Write out the whole of the material exactly.

----- SUPPLIED DATA -----

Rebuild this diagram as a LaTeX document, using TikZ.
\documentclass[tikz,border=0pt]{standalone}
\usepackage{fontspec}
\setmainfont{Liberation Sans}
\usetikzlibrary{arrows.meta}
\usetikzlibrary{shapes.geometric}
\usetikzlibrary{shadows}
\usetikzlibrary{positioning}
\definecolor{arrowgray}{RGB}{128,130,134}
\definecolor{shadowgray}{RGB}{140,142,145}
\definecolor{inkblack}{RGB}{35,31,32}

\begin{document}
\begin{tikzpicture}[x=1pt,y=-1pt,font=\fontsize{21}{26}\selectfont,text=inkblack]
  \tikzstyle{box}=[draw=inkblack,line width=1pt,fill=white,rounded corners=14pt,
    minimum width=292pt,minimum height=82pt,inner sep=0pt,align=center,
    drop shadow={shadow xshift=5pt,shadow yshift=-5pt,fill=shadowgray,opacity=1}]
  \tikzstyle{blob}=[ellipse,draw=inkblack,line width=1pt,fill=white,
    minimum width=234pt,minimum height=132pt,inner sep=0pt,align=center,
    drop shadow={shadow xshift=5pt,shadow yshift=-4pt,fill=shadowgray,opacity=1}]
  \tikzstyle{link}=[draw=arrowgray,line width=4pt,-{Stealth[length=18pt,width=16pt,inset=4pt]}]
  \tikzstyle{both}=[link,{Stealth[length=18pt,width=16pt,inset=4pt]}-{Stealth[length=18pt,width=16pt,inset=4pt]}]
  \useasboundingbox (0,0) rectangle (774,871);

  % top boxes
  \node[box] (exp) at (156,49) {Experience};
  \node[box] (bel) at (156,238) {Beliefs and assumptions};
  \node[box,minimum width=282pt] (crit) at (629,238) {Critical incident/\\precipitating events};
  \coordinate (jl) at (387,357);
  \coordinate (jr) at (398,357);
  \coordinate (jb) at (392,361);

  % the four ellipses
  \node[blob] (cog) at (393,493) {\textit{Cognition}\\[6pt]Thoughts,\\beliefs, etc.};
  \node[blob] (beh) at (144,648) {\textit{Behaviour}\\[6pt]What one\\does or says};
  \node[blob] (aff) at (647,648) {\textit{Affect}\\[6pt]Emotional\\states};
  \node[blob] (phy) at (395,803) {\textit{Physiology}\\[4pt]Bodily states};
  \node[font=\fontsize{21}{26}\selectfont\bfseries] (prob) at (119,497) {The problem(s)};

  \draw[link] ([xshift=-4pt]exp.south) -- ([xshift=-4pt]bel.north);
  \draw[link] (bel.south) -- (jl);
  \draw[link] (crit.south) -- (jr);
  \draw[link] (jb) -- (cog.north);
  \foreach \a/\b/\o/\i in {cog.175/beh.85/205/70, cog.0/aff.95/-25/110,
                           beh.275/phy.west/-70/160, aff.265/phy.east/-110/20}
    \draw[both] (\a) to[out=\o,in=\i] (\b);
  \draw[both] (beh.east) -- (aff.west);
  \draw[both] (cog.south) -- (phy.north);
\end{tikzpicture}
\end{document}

-----

### [SOLUTION]
Rebuild this diagram as a LaTeX document, using TikZ.
\documentclass[tikz,border=0pt]{standalone}
\usepackage{fontspec}
\setmainfont{Liberation Sans}
\usetikzlibrary{arrows.meta}
\usetikzlibrary{shapes.geometric}
\usetikzlibrary{shadows}
\usetikzlibrary{positioning}
\definecolor{arrowgray}{RGB}{128,130,134}
\definecolor{shadowgray}{RGB}{140,142,145}
\definecolor{inkblack}{RGB}{35,31,32}

\begin{document}
\begin{tikzpicture}[x=1pt,y=-1pt,font=\fontsize{21}{26}\selectfont,text=inkblack]
  \tikzstyle{box}=[draw=inkblack,line width=1pt,fill=white,rounded corners=14pt,
    minimum width=292pt,minimum height=82pt,inner sep=0pt,align=center,
    drop shadow={shadow xshift=5pt,shadow yshift=-5pt,fill=shadowgray,opacity=1}]
  \tikzstyle{blob}=[ellipse,draw=inkblack,line width=1pt,fill=white,
    minimum width=234pt,minimum height=132pt,inner sep=0pt,align=center,
    drop shadow={shadow xshift=5pt,shadow yshift=-4pt,fill=shadowgray,opacity=1}]
  \tikzstyle{link}=[draw=arrowgray,line width=4pt,-{Stealth[length=18pt,width=16pt,inset=4pt]}]
  \tikzstyle{both}=[link,{Stealth[length=18pt,width=16pt,inset=4pt]}-{Stealth[length=18pt,width=16pt,inset=4pt]}]
  \useasboundingbox (0,0) rectangle (774,871);

  % top boxes
  \node[box] (exp) at (156,49) {Experience};
  \node[box] (bel) at (156,238) {Beliefs and assumptions};
  \node[box,minimum width=282pt] (crit) at (629,238) {Critical incident/\\precipitating events};
  \coordinate (jl) at (387,357);
  \coordinate (jr) at (398,357);
  \coordinate (jb) at (392,361);

  % the four ellipses
  \node[blob] (cog) at (393,493) {\textit{Cognition}\\[6pt]Thoughts,\\beliefs, etc.};
  \node[blob] (beh) at (144,648) {\textit{Behaviour}\\[6pt]What one\\does or says};
  \node[blob] (aff) at (647,648) {\textit{Affect}\\[6pt]Emotional\\states};
  \node[blob] (phy) at (395,803) {\textit{Physiology}\\[4pt]Bodily states};
  \node[font=\fontsize{21}{26}\selectfont\bfseries] (prob) at (119,497) {The problem(s)};

  \draw[link] ([xshift=-4pt]exp.south) -- ([xshift=-4pt]bel.north);
  \draw[link] (bel.south) -- (jl);
  \draw[link] (crit.south) -- (jr);
  \draw[link] (jb) -- (cog.north);
  \foreach \a/\b/\o/\i in {cog.175/beh.85/205/70, cog.0/aff.95/-25/110,
                           beh.275/phy.west/-70/160, aff.265/phy.east/-110/20}
    \draw[both] (\a) to[out=\o,in=\i] (\b);
  \draw[both] (beh.east) -- (aff.west);
  \draw[both] (cog.south) -- (phy.north);
\end{tikzpicture}
\end{document}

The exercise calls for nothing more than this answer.